Well – it doesn’t, but the point he makes is that writing is about consistency. The hardest thing to do isn’t to write, but to sit down and prepare for it.
What you can do:
#1:Pick a time of the day and sit down in front of your computer for 10 minutes with all other browser windows closed. Whether you write a line or 10, don’t get up till your time’s up.
#2:Keep a draft folder of all your ideas in your wordpress dashboard, a folder on your computer and in a little notebook that you carry with you. When you’re stuck for ideas, go through them & pick.
# 3: On a day you’re feeling really inspired, stock up on writing 2-3 blog posts and schedule them for later dates.
In the world where amateur simply means that this blog does not make money, Regular Rumination will probably always be an amateur blog. But it terms of professionalism and making Regular Rumination an absolutely essential part of my daily routine, honing and practicing my writing skills, is what’s really important to me right now. There may come a day when I start to write something else and when that happens, Regular Rumination will probably become that safe place again, where I can turn to it and write a review when I feel like it.
That brings me to my next point. I don’t want Regular Rumination to be a place that is just about book reviews. I want to write personal posts, I want to write opinion pieces, I want to link you to relevant information about our community and the book community in general. This blog has to go beyond just book reviews, and I sincerely hope it will.

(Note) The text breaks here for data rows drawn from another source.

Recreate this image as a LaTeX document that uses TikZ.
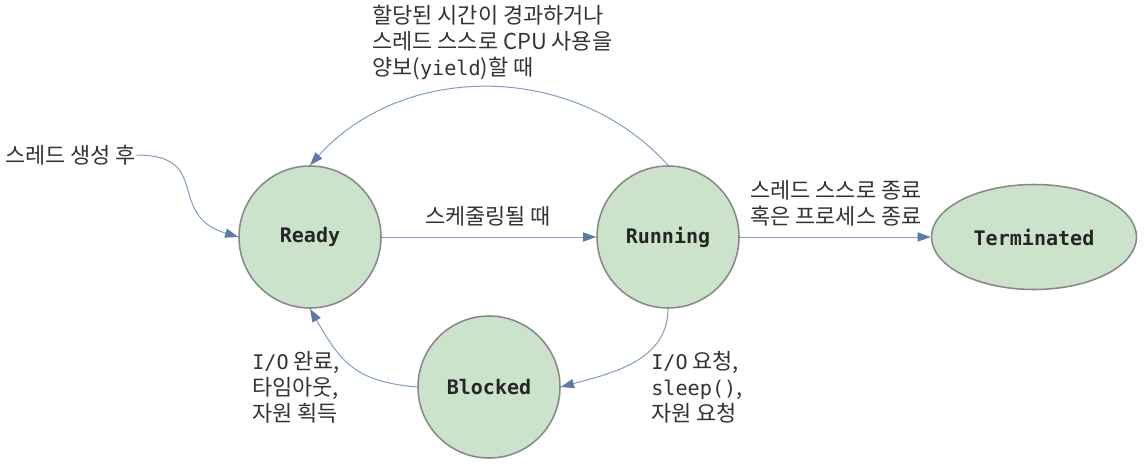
\documentclass[tikz,border=0pt]{standalone}
\usepackage{fontspec}
\setmainfont{Noto Sans CJK KR}
\setmonofont[Scale=0.92]{DejaVu Sans Mono}
\usetikzlibrary{positioning,arrows.meta,shapes.geometric}
\definecolor{stgreen}{HTML}{CCE3CB}
\definecolor{stgray}{HTML}{888888}
\definecolor{stblue}{HTML}{7F9CC2}
\definecolor{sttip}{HTML}{5A7BA8}
\definecolor{sttext}{HTML}{333333}
\begin{document}
\begin{tikzpicture}[font=\fontsize{15.6}{18.5}\selectfont,
  st/.style={circle,draw=stgray,fill=stgreen,line width=1.1pt,minimum size=3.55cm,inner sep=0pt,
    text=black!85,font=\fontsize{15.5}{18}\selectfont\ttfamily\bfseries},
  en/.style={st,ellipse,minimum width=5.125cm,minimum height=2.625cm},
  lb/.style={align=left,inner sep=0pt,text=sttext},
  ar/.style={-{Triangle[length=0.33cm,width=0.23cm,color=sttip]},stblue,line width=0.7pt}]
  \useasboundingbox (0,0) rectangle (28.7,11.85);
  \node[st] (ready) at (7.75,5.925) {Ready};
  \node[st] (run) at (16.7,5.925) {Running};
  \node[st] (blk) at (12.225,2.175) {Blocked};
  \node[en] (term) at (25.85,5.925) {Terminated};
  \node[lb,anchor=west] (init) at (0.125,7.975) {스레드 생성 후};
  \node[lb] (sched) at (12.2,6.45) {스케줄링될 때};
  \node[lb,anchor=west] (yld) at (9.3,10.8) {할당된 시간이 경과하거나\\스레드 스스로 CPU 사용을\\양보(\texttt{yield})할 때};
  \node[lb,anchor=west] (fin) at (18.75,6.76) {스레드 스스로 종료\\혹은 프로세스 종료};
  \node[lb,anchor=west] (wake) at (6.3,2.175) {\texttt{I/O} 완료,\\타임아웃,\\자원 획득};
  \node[lb,anchor=west] (wait) at (16.275,2.175) {\texttt{I/O} 요청,\\\texttt{sleep()},\\자원 요청};
  \draw[ar] (init.east) to[out=0,in=163,looseness=1.5] (ready.west);
  \draw[ar] (ready) -- (run);
  \draw[ar] (run.north) to[out=132,in=48] (ready.north);
  \draw[ar] (run) -- (term);
  \draw[ar] (run.south) to[out=-90,in=15] (blk.east);
  \draw[ar] (blk.west) to[out=175,in=-60,looseness=1.2] (ready.south);
\end{tikzpicture}
\end{document}
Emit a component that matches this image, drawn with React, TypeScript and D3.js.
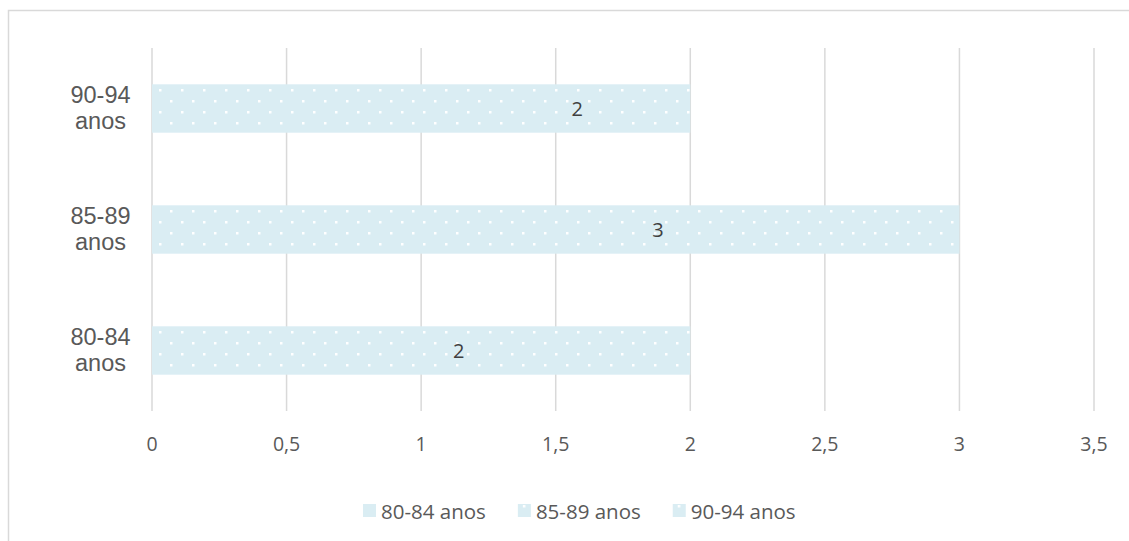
import * as d3 from 'd3';
import React, { useEffect, useRef } from 'react';

// categories from bottom to top, as drawn
const categories = ['80-84 anos', '85-89 anos', '90-94 anos'];
const values = [2, 3, 2];
// where Excel put each data label, in value units
const labelAt = [1.14, 1.88, 1.58];
const xTicks = [0, 0.5, 1, 1.5, 2, 2.5, 3, 3.5];
const legendItems = ['80-84 anos', '85-89 anos', '90-94 anos'];

const App: React.FC = () => {
    const svgRef = useRef<SVGSVGElement | null>(null);

    useEffect(() => {
        const width = 1129;
        const height = 541;
        const plot = { left: 152, right: 1094, top: 48, bottom: 411 };

        d3.select(svgRef.current).selectAll('*').remove();
        const svg = d3.select(svgRef.current)
            .attr('width', width)
            .attr('height', height);

        // dotted fill used by the bars
        const defs = svg.append('defs');
        const pat = defs.append('pattern')
            .attr('id', 'dots')
            .attr('patternUnits', 'userSpaceOnUse')
            .attr('width', 22)
            .attr('height', 22)
            .attr('x', 5)
            .attr('y', 1);
        pat.append('rect').attr('width', 22).attr('height', 22).attr('fill', '#DAEDF3');
        pat.append('rect').attr('x', 0).attr('y', 0).attr('width', 2.5).attr('height', 2.5).attr('fill', '#ffffff');
        pat.append('rect').attr('x', 11).attr('y', 11).attr('width', 2.5).attr('height', 2.5).attr('fill', '#ffffff');

        svg.append('rect')
            .attr('x', 0).attr('y', 0).attr('width', width).attr('height', height)
            .attr('fill', '#ffffff');

        // chart border (right and bottom edges fall outside the picture)
        svg.append('rect')
            .attr('x', 8.5).attr('y', 10.5)
            .attr('width', width + 10).attr('height', height + 10)
            .attr('fill', 'none')
            .attr('stroke', '#D9D9D9')
            .attr('stroke-width', 1.5);

        const x = d3.scaleLinear().domain([0, 3.5]).range([plot.left, plot.right]);
        const y = d3.scaleBand<string>()
            .domain([...categories].reverse())
            .range([plot.top, plot.bottom])
            .paddingInner(0.6)
            .paddingOuter(0.3);

        // vertical gridlines
        svg.append('g')
            .selectAll('line')
            .data(xTicks)
            .enter()
            .append('line')
            .attr('x1', d => x(d))
            .attr('x2', d => x(d))
            .attr('y1', plot.top)
            .attr('y2', plot.bottom)
            .attr('stroke', '#D9D9D9')
            .attr('stroke-width', 1.5);

        // x tick labels
        svg.append('g')
            .selectAll('text')
            .data(xTicks)
            .enter()
            .append('text')
            .attr('x', d => x(d))
            .attr('y', 451)
            .attr('text-anchor', 'middle')
            .attr('fill', '#595959')
            .style('font-family', '"Open Sans", sans-serif')
            .style('font-size', '19.5px')
            .text(d => String(d).replace('.', ','));

        // bars
        svg.append('g')
            .selectAll('rect')
            .data(categories)
            .enter()
            .append('rect')
            .attr('x', x(0))
            .attr('y', d => y(d) as number)
            .attr('width', (d, i) => x(values[i]) - x(0))
            .attr('height', y.bandwidth())
            .attr('fill', 'url(#dots)');

        // data labels
        svg.append('g')
            .selectAll('text')
            .data(categories)
            .enter()
            .append('text')
            .attr('x', (d, i) => x(labelAt[i]))
            .attr('y', d => (y(d) as number) + y.bandwidth() / 2 + 7.5)
            .attr('text-anchor', 'middle')
            .attr('fill', '#404040')
            .style('font-family', '"Open Sans", sans-serif')
            .style('font-size', '20px')
            .text((d, i) => String(values[i]));

        // category labels, two lines each
        const cat = svg.append('g')
            .selectAll('text')
            .data(categories)
            .enter()
            .append('text')
            .attr('text-anchor', 'middle')
            .attr('fill', '#595959')
            .style('font-family', '"Liberation Sans", Arial, sans-serif')
            .style('font-size', '23.5px');
        cat.append('tspan')
            .attr('x', 100.5)
            .attr('y', d => (y(d) as number) + y.bandwidth() / 2 - 5.5)
            .text(d => d.split(' ')[0]);
        cat.append('tspan')
            .attr('x', 100.5)
            .attr('y', d => (y(d) as number) + y.bandwidth() / 2 + 20.5)
            .text(d => d.split(' ')[1]);

        // legend
        const legend = svg.append('g').attr('transform', 'translate(363,504)');
        let offset = 0;
        legendItems.forEach((name, i) => {
            const g = legend.append('g').attr('transform', `translate(${offset},0)`);
            g.append('rect')
                .attr('width', 13)
                .attr('height', 13)
                .attr('fill', i === 0 ? '#DAEDF3' : 'url(#dots)');
            const t = g.append('text')
                .attr('x', 18)
                .attr('y', 14.5)
                .attr('fill', '#595959')
                .style('font-family', '"Open Sans", sans-serif')
                .style('font-size', '20.5px')
                .text(name);
            const len = (t.node() as SVGTextElement).getComputedTextLength();
            offset += 18 + len + 32;
        });
    }, []);

    return (
        <div style={{ position: 'absolute', left: 0, top: 0 }}>
            <svg ref={svgRef}></svg>
        </div>
    );
};

export default App;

None of this is a criticism of how other people run their blogs. I read plenty of blogs that just write reviews and I love them. I read blogs that don’t write any reviews, that rarely talk about books, and I love those, too. I don’t want to lose site of the fact that my blog is my space. If what I need right now is to work on being a better writer and, therefore, a better blogger, then that is what I will do.
I hope you’ll begin to see these changes to Regular Rumination in the coming weeks. It’s going to take a little while for them to really start to get off the ground and running, but I hope that we’ll be the better for it. Change is good, remember?
As always, thank you for reading. I wouldn’t be the same without you.